Before dinner on July 29, 3-year-old Carter Roberts of Chesterfield, Va., seemed perfectly healthy. That evening, he vomited. When he woke up the next morning with a slight fever of 99 degrees, his mother, Robin Roberts, figured that he was coming down with a cold. The next morning, she found him collapsed on his bedroom floor.
“Mommy,” she recalls him saying. “Help me, help me.”
Carter could barely stand when she picked him up, and his neck was arched backward. “What was most alarming,” she said, “is he had no control over his right arm whatsoever.”
In the hospital, Carter lost control of his right arm, then over his legs and other muscles within a few days. He now can only wiggle a toe and move the left side of his face. He has been diagnosed with a mysterious, polio-like illness called acute flaccid myelitis, a condition that seems to be surging this year.
Through July, 32 new cases of AFM have been confirmed across the United States this year by the Centers for Disease Control and Prevention, a sharp rise compared with last year, when just seven cases had been confirmed by that month. The numbers have risen steadily since April. In past years, most cases have occurred between August and December, with a peak in October.
Among the many unanswered questions about the condition are what causes it, how best to treat it and how long the paralysis lasts. Although most cases occur in children, AFM occasionally affects adults.

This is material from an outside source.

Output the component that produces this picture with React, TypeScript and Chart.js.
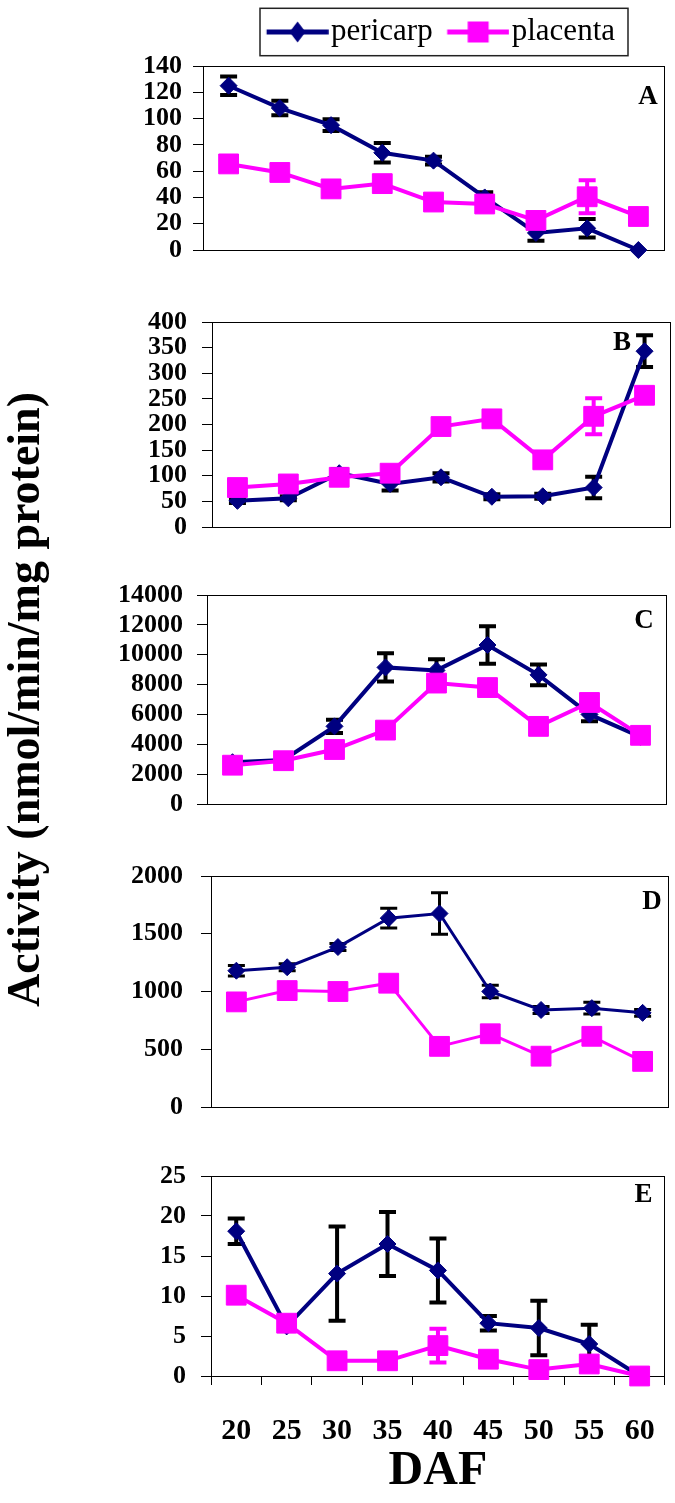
import React, { useEffect, useRef } from 'react';
import { Chart, registerables } from 'chart.js';

Chart.register(...registerables);

const FONT = "'Liberation Serif', 'Times New Roman', Times, serif";
const NAVY = '#000080';
const MAGENTA = '#FF00FF';

// ---------------- data ----------------
const daf = ['20', '25', '30', '35', '40', '45', '50', '55', '60'];

const pericarpA = [125, 108, 95, 74, 68, 40, 13, 16.5, 0];
const pericarpAErr = [7, 5.5, 4.5, 7.5, 3, 4, 6, 7, 0];
const placentaA = [65.5, 59, 46.5, 50.5, 36.5, 35, 22.5, 40.5, 25.5];
const placentaAErr = [3, 3, 3, 3, 2, 2, 4, 12.5, 3];

const pericarpB = [51, 56, 105, 84, 97, 59, 60, 77, 343];
const pericarpBErr = [4, 4, 8, 13, 8, 5, 5, 21, 31];
const placentaB = [77, 84, 97, 105, 196, 211, 131, 216, 257];
const placentaBErr = [5, 5, 6, 6, 10, 8, 8, 35, 6];

const pericarpC = [2800, 2950, 5200, 9150, 8950, 10650, 8650, 6000, 4500];
const pericarpCErr = [150, 150, 450, 950, 750, 1250, 700, 450, 200];
const placentaC = [2600, 2900, 3650, 4950, 8100, 7800, 5200, 6800, 4600];
const placentaCErr = [150, 150, 200, 200, 300, 300, 300, 350, 250];

const pericarpD = [1180, 1210, 1385, 1635, 1675, 1000, 840, 856, 815];
const pericarpDErr = [45, 30, 30, 85, 180, 55, 30, 50, 30];
const placentaD = [910, 1008, 1000, 1072, 525, 634, 440, 612, 395];
const placentaDErr = [20, 20, 40, 20, 20, 20, 20, 20, 20];

const pericarpE = [18.1, 6.2, 12.8, 16.5, 13.2, 6.6, 6.0, 4.0, 0];
const pericarpEErr = [1.6, 0.5, 5.9, 4.0, 4.0, 0.9, 3.4, 2.4, 0];
const placentaE = [10.1, 6.6, 1.9, 1.9, 3.8, 2.1, 0.8, 1.5, 0];
const placentaEErr = [0.3, 0.3, 0.3, 0.3, 2.1, 0.4, 0.2, 0.8, 0];

const seriesNames = ['pericarp', 'placenta'];
const yTitleText = 'Activity (nmol/min/mg protein)';
const xTitleText = 'DAF';

// ---------------- panel layout ----------------
const PANELS = [
  { letter: 'A', peri: pericarpA, periErr: pericarpAErr, plac: placentaA, placErr: placentaAErr,
    canvasTop: 0, canvasHeight: 270, plotLeft: 203, plotRight: 673, padTop: 16.5, padBottom: 20,
    yMax: 140, yStep: 20, tickPad: 11, dx: 16, dy: 31, lineWidth: 4, errWidth: 4, legend: true, legendGap: 8.5 },
  { letter: 'B', peri: pericarpB, periErr: pericarpBErr, plac: placentaB, placErr: placentaBErr,
    canvasTop: 302, canvasHeight: 245, plotLeft: 212, plotRight: 679, padTop: 20, padBottom: 20,
    yMax: 400, yStep: 50, tickPad: 15, dx: 48, dy: 21.5, lineWidth: 4, errWidth: 4 },
  { letter: 'C', peri: pericarpC, periErr: pericarpCErr, plac: placentaC, placErr: placentaCErr,
    canvasTop: 380, canvasHeight: 650, plotLeft: 207, plotRight: 675, padTop: 215, padBottom: 226,
    yMax: 14000, yStep: 2000, tickPad: 14, dx: 22, dy: 26, lineWidth: 4, errWidth: 4, yTitle: true },
  { letter: 'D', peri: pericarpD, periErr: pericarpDErr, plac: placentaD, placErr: placentaDErr,
    canvasTop: 856, canvasHeight: 271, plotLeft: 211, plotRight: 677, padTop: 20, padBottom: 20,
    yMax: 2000, yStep: 500, tickPad: 18, dx: 16, dy: 26, lineWidth: 3, errWidth: 3 },
  { letter: 'E', peri: pericarpE, periErr: pericarpEErr, plac: placentaE, placErr: placentaEErr,
    canvasTop: 1156, canvasHeight: 347, plotLeft: 211, plotRight: 678, padTop: 20, padBottom: 0,
    yMax: 25, yStep: 5, tickPad: 15, dx: 21.5, dy: 19, lineWidth: 4, errWidth: 4, xAxis: true, xHeight: 127 },
];

// ---------------- plugins ----------------
const align = (v: number) => Math.round(v - 0.5) + 0.5;

const boxPlugin = {
  id: 'plotBox',
  beforeDatasetsDraw(chart: any) {
    const { ctx, chartArea: a } = chart;
    const l = align(a.left), r = align(a.right), t = align(a.top), b = align(a.bottom);
    ctx.save();
    ctx.strokeStyle = '#000';
    ctx.lineWidth = 1;
    ctx.strokeRect(l, t, r - l, b - t);
    ctx.restore();
  },
};

const errorBarPlugin = {
  id: 'errorBars',
  beforeDatasetDraw(chart: any, args: any, opts: any) {
    const ds: any = chart.data.datasets[args.index];
    if (!ds || !ds.errors) return;
    const xs = chart.scales.x, ys = chart.scales.y, ctx = chart.ctx;
    const half = (opts.cap || 17) / 2;
    ctx.save();
    ctx.strokeStyle = ds.errColor;
    ctx.lineWidth = opts.width || 4;
    ctx.lineCap = 'butt';
    ds.data.forEach((v: number, i: number) => {
      const e = ds.errors[i];
      if (!e) return;
      const px = xs.getPixelForValue(i);
      const top = ys.getPixelForValue(v + e);
      const bot = ys.getPixelForValue(v - e);
      ctx.beginPath();
      ctx.moveTo(px, top); ctx.lineTo(px, bot);
      ctx.moveTo(px - half, top); ctx.lineTo(px + half, top);
      ctx.moveTo(px - half, bot); ctx.lineTo(px + half, bot);
      ctx.stroke();
    });
    ctx.restore();
  },
};

const letterPlugin = {
  id: 'panelLetter',
  afterDraw(chart: any, _args: any, opts: any) {
    if (!opts || !opts.text) return;
    const { ctx, chartArea: a } = chart;
    ctx.save();
    ctx.font = `bold ${opts.size}px ${FONT}`;
    ctx.fillStyle = '#000';
    ctx.textAlign = 'center';
    ctx.textBaseline = 'middle';
    ctx.fillText(opts.text, a.right - opts.dx, a.top + opts.dy);
    ctx.restore();
  },
};

const legendFramePlugin = {
  id: 'legendFrame',
  afterDraw(chart: any) {
    const lg = chart.legend;
    if (!lg || !lg.options || !lg.options.display) return;
    const hb = lg.legendHitBoxes;
    if (!hb || !hb.length) return;
    const last = hb[hb.length - 1];
    const l = hb[0].left + 8;
    const r = last.left + last.width + 13;
    const t = hb[0].top - 8.2;
    const b = hb[0].top + hb[0].height + 8.2;
    const ctx = chart.ctx;
    ctx.save();
    ctx.strokeStyle = '#222';
    ctx.lineWidth = 1.5;
    ctx.strokeRect(l, t, r - l, b - t);
    ctx.restore();
  },
};

function makeSymbol(color: string, shape: 'diamond' | 'square') {
  const c = document.createElement('canvas');
  c.width = 90;
  c.height = 24;
  const g = c.getContext('2d') as CanvasRenderingContext2D;
  g.strokeStyle = color;
  g.lineWidth = 5;
  g.beginPath();
  g.moveTo(27.75, 12);
  g.lineTo(89.75, 12);
  g.stroke();
  g.fillStyle = color;
  const cx = 58.75, cy = 12;
  if (shape === 'diamond') {
    g.beginPath();
    g.moveTo(cx, cy - 10.5);
    g.lineTo(cx + 8, cy);
    g.lineTo(cx, cy + 10.5);
    g.lineTo(cx - 8, cy);
    g.closePath();
    g.fill();
  } else {
    g.fillRect(cx - 10.5, cy - 10.5, 21, 21);
  }
  return c;
}

function Panel({ p }: { p: any }) {
  const ref = useRef<HTMLCanvasElement | null>(null);
  const width = p.plotRight + 6;

  useEffect(() => {
    if (!ref.current) return;
    const symPeri = makeSymbol(NAVY, 'diamond');
    const symPlac = makeSymbol(MAGENTA, 'square');

    const datasets: any[] = [
      {
        label: seriesNames[0], data: p.peri, errors: p.periErr, errColor: '#000',
        borderColor: NAVY, backgroundColor: NAVY, borderWidth: p.lineWidth, tension: 0,
        pointStyle: 'rectRot', pointRadius: 8.5, pointBorderWidth: 1,
        pointBackgroundColor: NAVY, pointBorderColor: NAVY, order: 1, clip: false,
      },
      {
        label: seriesNames[1], data: p.plac, errors: p.placErr, errColor: MAGENTA,
        borderColor: MAGENTA, backgroundColor: MAGENTA, borderWidth: p.lineWidth, tension: 0,
        pointStyle: 'rect', pointRadius: 14, pointBorderWidth: 1,
        pointBackgroundColor: MAGENTA, pointBorderColor: MAGENTA, order: 0, clip: false,
      },
    ];

    const tickFont = { family: FONT, size: 26, weight: 'bold' as const };

    const scales: any = {
      x: p.xAxis
        ? {
            type: 'category',
            offset: true,
            grid: { display: true, offset: true, drawOnChartArea: false, drawTicks: true, tickLength: 9, color: '#000', lineWidth: 1 },
            border: { display: false },
            ticks: { font: { family: FONT, size: 30, weight: 'bold' }, color: '#000', padding: 28.5, maxRotation: 0, autoSkip: false },
            title: { display: true, text: xTitleText, color: '#000', font: { family: FONT, size: 48, weight: 'bold' }, padding: { top: 0, bottom: 3 } },
            afterFit: (s: any) => { s.height = p.xHeight; },
          }
        : { type: 'category', offset: true, display: false },
      y: {
        min: 0,
        max: p.yMax,
        ticks: { stepSize: p.yStep, autoSkip: false, font: tickFont, color: '#000', padding: p.tickPad, callback: (v: any) => String(v) },
        grid: { display: true, drawOnChartArea: false, drawTicks: true, tickLength: 10, color: '#000', lineWidth: 1 },
        border: { display: false },
        title: p.yTitle
          ? { display: true, text: yTitleText, color: '#000', font: { family: FONT, size: 46, weight: 'bold' }, padding: 0 }
          : { display: false },
        afterFit: (s: any) => {
          s.width = p.plotLeft;
          s.paddingTop = 0;
          s.paddingBottom = 0;
        },
      },
    };
    if (p.legend) {
      // empty spacer axis between the legend and the plot area
      scales.x2 = {
        type: 'category',
        position: 'top',
        display: true,
        grid: { display: false, drawTicks: false },
        border: { display: false },
        ticks: { display: false },
        afterFit: (s: any) => { s.height = p.legendGap; s.paddingLeft = 0; s.paddingRight = 0; },
      };
    }

    const chart = new Chart(ref.current, {
      type: 'line',
      data: { labels: daf, datasets },
      options: {
        responsive: false,
        maintainAspectRatio: false,
        animation: false,
        events: [],
        layout: { padding: { top: p.padTop, bottom: p.padBottom, left: 0, right: 6 } },
        plugins: {
          tooltip: { enabled: false },
          legend: p.legend
            ? {
                display: true,
                position: 'top',
                fullSize: false,
                align: 'center',
                labels: {
                  usePointStyle: true,
                  pointStyleWidth: 63.6,
                  padding: 0,
                  color: '#000',
                  font: { family: FONT, size: 31, weight: 'normal' },
                  generateLabels: () => [
                    { text: seriesNames[0], pointStyle: symPeri, fillStyle: NAVY, strokeStyle: NAVY, lineWidth: 0, hidden: false, datasetIndex: 0, rotation: 0 },
                    { text: seriesNames[1], pointStyle: symPlac, fillStyle: MAGENTA, strokeStyle: MAGENTA, lineWidth: 0, hidden: false, datasetIndex: 1, rotation: 0 },
                  ],
                },
              }
            : { display: false },
          errorBars: { width: p.errWidth, cap: 17 },
          panelLetter: { text: p.letter, dx: p.dx, dy: p.dy, size: 27 },
        } as any,
        scales,
      },
      plugins: [boxPlugin, errorBarPlugin, letterPlugin, legendFramePlugin] as any,
    });
    return () => chart.destroy();
  }, [p]);

  return (
    <div style={{ position: 'absolute', left: 0, top: p.canvasTop, width, height: p.canvasHeight }}>
      <canvas ref={ref} width={width} height={p.canvasHeight} style={{ display: 'block', width, height: p.canvasHeight }} />
    </div>
  );
}

export default function App() {
  return (
    <div style={{ position: 'absolute', left: 0, top: 0, width: 675, height: 1503, overflow: 'hidden', background: '#fff' }}>
      {PANELS.map((p) => (
        <Panel key={p.letter} p={p} />
      ))}
    </div>
  );
}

The CDC official who leads the surveillance efforts said that confirmed numbers for August will not be available until the end of this month, but the number of reports she is receiving from doctors around the country continues to rise.
“CDC is looking at these trends very carefully,” Manisha Patel said. “We have sent out several health alerts to states to let them know we are seeing an increase in reporting and to encourage them to communicate with doctors to report these cases in a timely fashion.”
The CDC began tracking AFM in 2014, when 121 cases were confirmed. That year, the CDC counted only children affected by the disease. Their average age was 7. Most had a fever or a respiratory illness a few days before developing paralysis. Many had to be placed on respirators. Although 85 percent of the children recovered partially, only three of them recovered fully.